DeBuys explores and traces the science-based view of the world in his new book, through the story of Charles Darwin. Yet, also respectfully describes Roshi Joan Halifax’s Zen view, and the prevalent Tibetan Buddhism of Nepal.
“Roshi Joan and I became close friends. She helped me understand why I am not a Buddhist. She said all religions are clubs and I’m really not cut out to join clubs,” said deBuys.
“In Amchi cosmology, one quarter of human diseases are incurable because of the effect of past lives. When I reflect on that, I think of all of evolution as being the cumulative effect of past lives. It doesn’t exactly result in ‘karma’, depending on how you define that term. But it does result in our genes. It’s all the experience and learning of all those generations that have brought us to the present. There is a lot that is incurable in human nature, in our nature as animal beings. We are at pains to try to change that.”
On the question of human beings’ destructive power, deBuys said: “[O]ur relentless effort to use the world has undermined the sustainability of that very world. That’s why the story of Darwin and also the story of plate-tectonics is important to this book. With those two theories of Earth, human beings can now tell themselves the history of the planet without resorting to magic.
“At the same time the very future of the creation of which we are a part is threatened. That’s the paradox that is on my mind as a traveler on this journey on the trail to Kanjiroba. The two great theories are important to the tale.”
DeBuys seemed to be on the edge of despair at the beginning of his book. I asked him if he came back from the two trips to Upper Dolpo feeling better. “I was [on the edge of despair], especially at the start of the first expedition, because of the impact on me of my expedition in Laos [as recounted in The Last Unicorn] looking for an animal called the sola while confronting the gorier parts of mankind’s war on wildlife.
“Before that I had done a book on climate change [A Great Aridness]. Both experiences had really dismayed me. I was looking for rest and solace when I went to Nepal.

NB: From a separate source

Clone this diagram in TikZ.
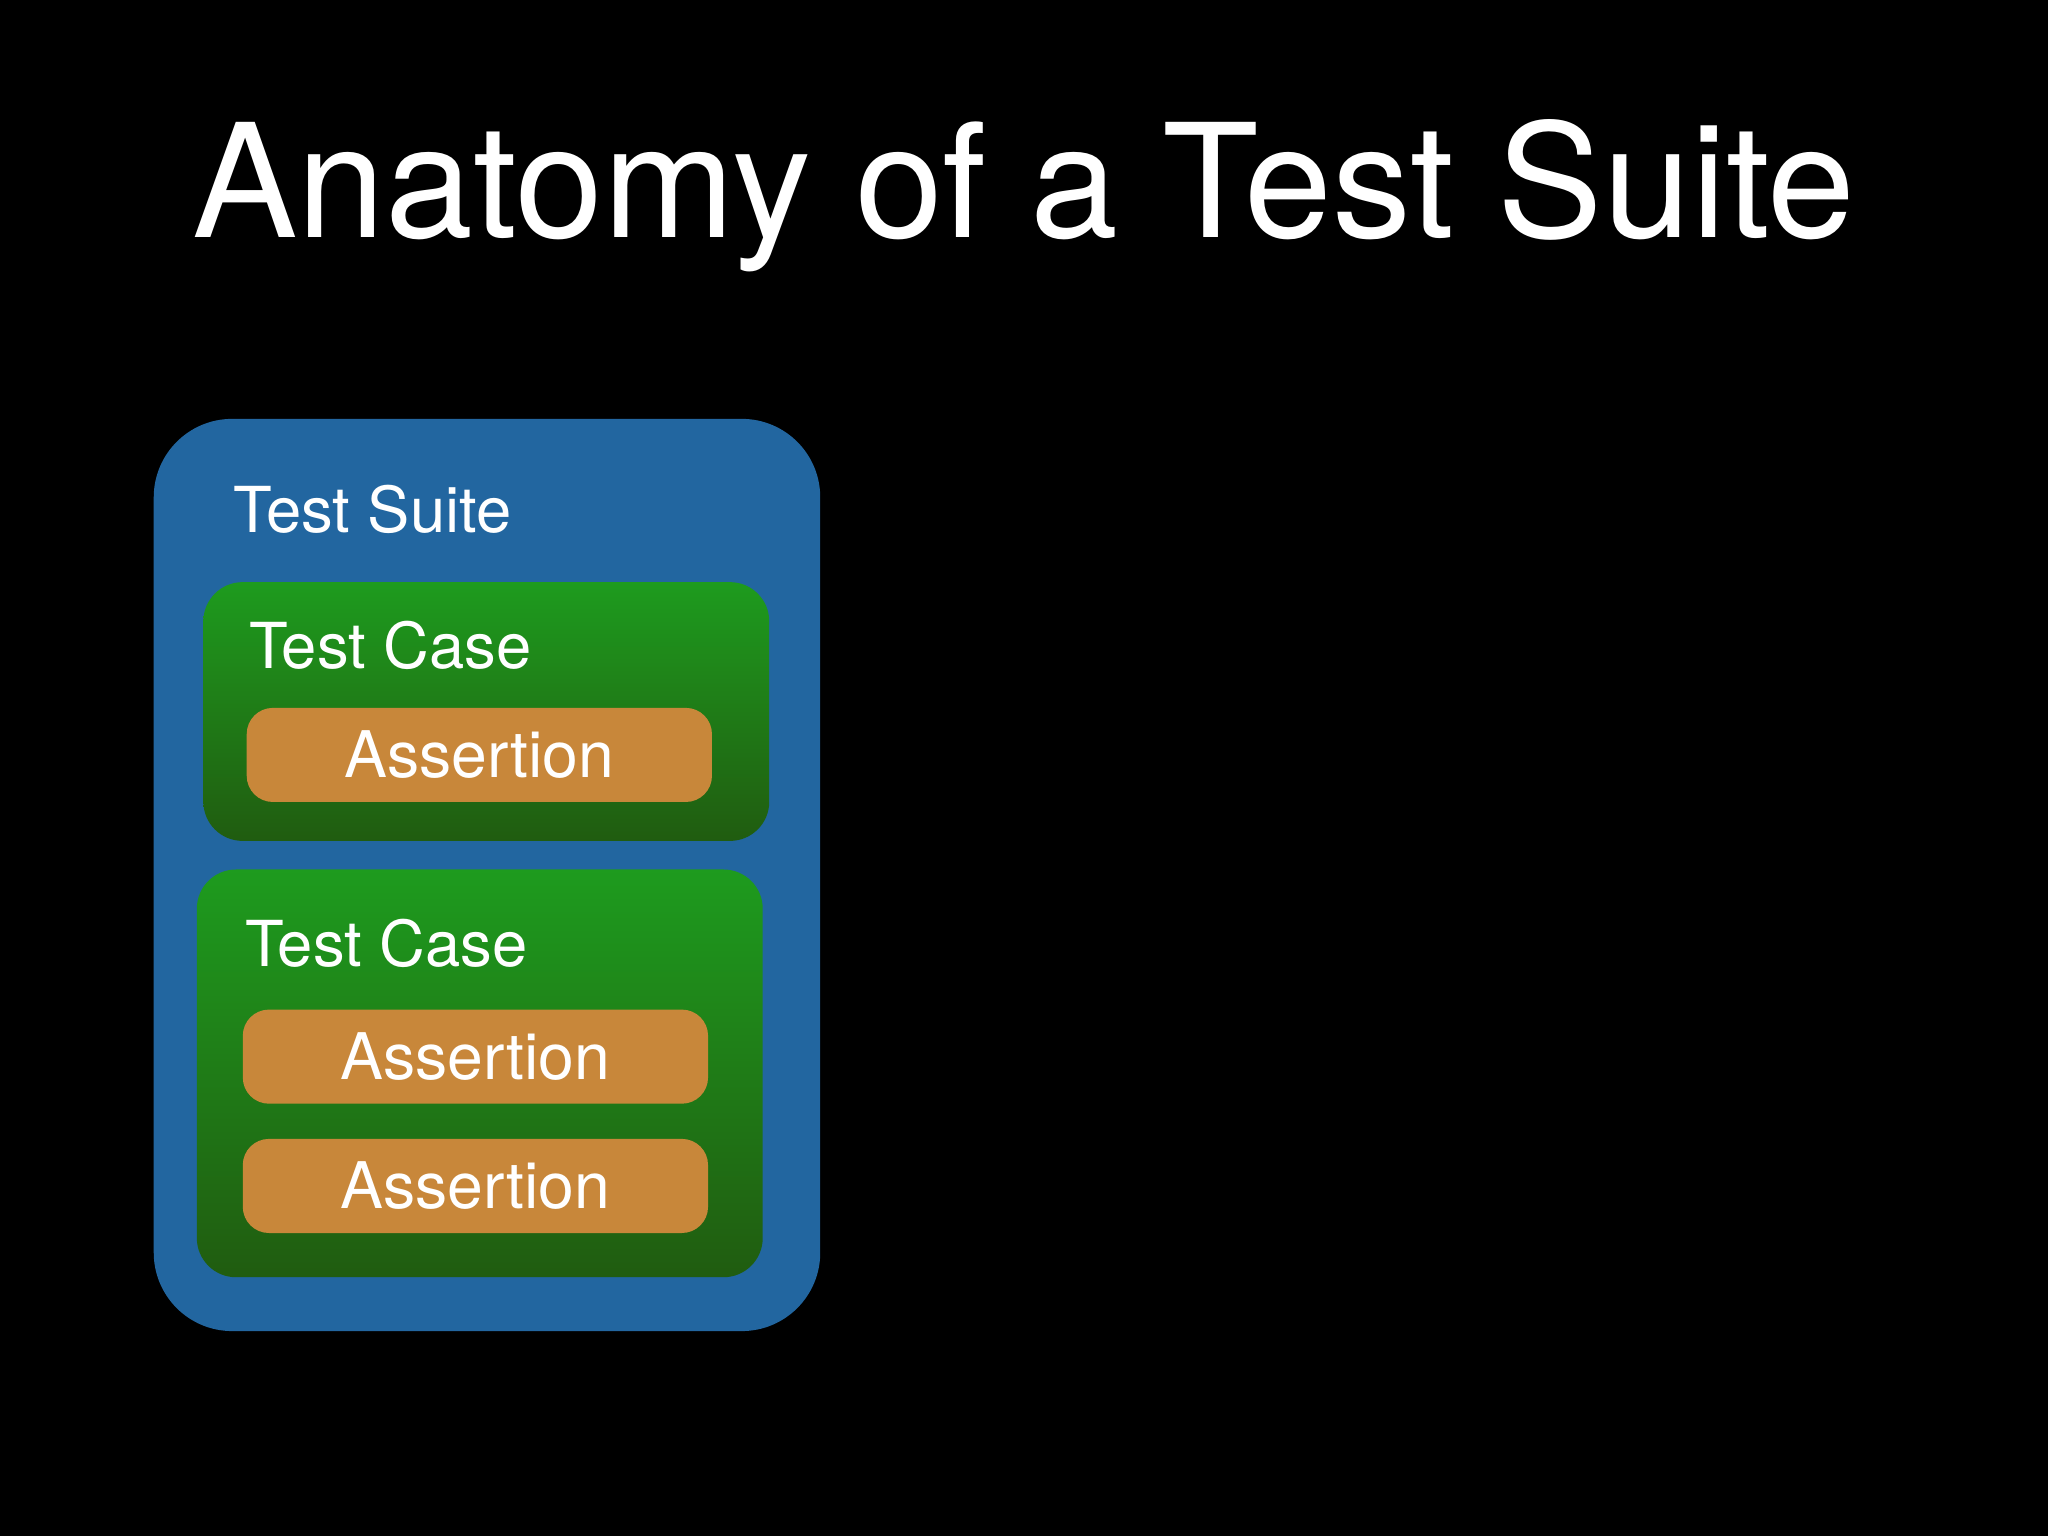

In the two expeditions there, I think I found a way to find some resolution without succumbing to numbness or despair.
“The Trail to Kanjiroba … is the book that answers the question: ‘When we look at the catastrophes of climate change and species loss, how do we not lose heart?’ This is really a book about keeping heart. Care over cure. Warm hand to warm hand, as Roshi Joan says.”
On whether he plans to write another book, deBuys said: “I don’t really plan. I just start writing what interests me, what really concerns me. I have more that I want to write about this area, New Mexico. I am writing about my family origins, and more about my Nepal experience. Who knows what lies around the corner?
“When I meet with students one of the first things I tell them is to write anyway and to write any way — and to read. I was a book worm as a kid. In the loneliness of adolescence, books were my other world.”
Two things that jumped out at me from The Trail to Kanjiroba were the customary washing of peoples’ feet in villages the group visited and locals sticking out their tongues to show they like someone. DeBuys wouldn’t be pressed to talk more about the book, only saying “The reading of the book is a journey and you have to go on the journey to get it.”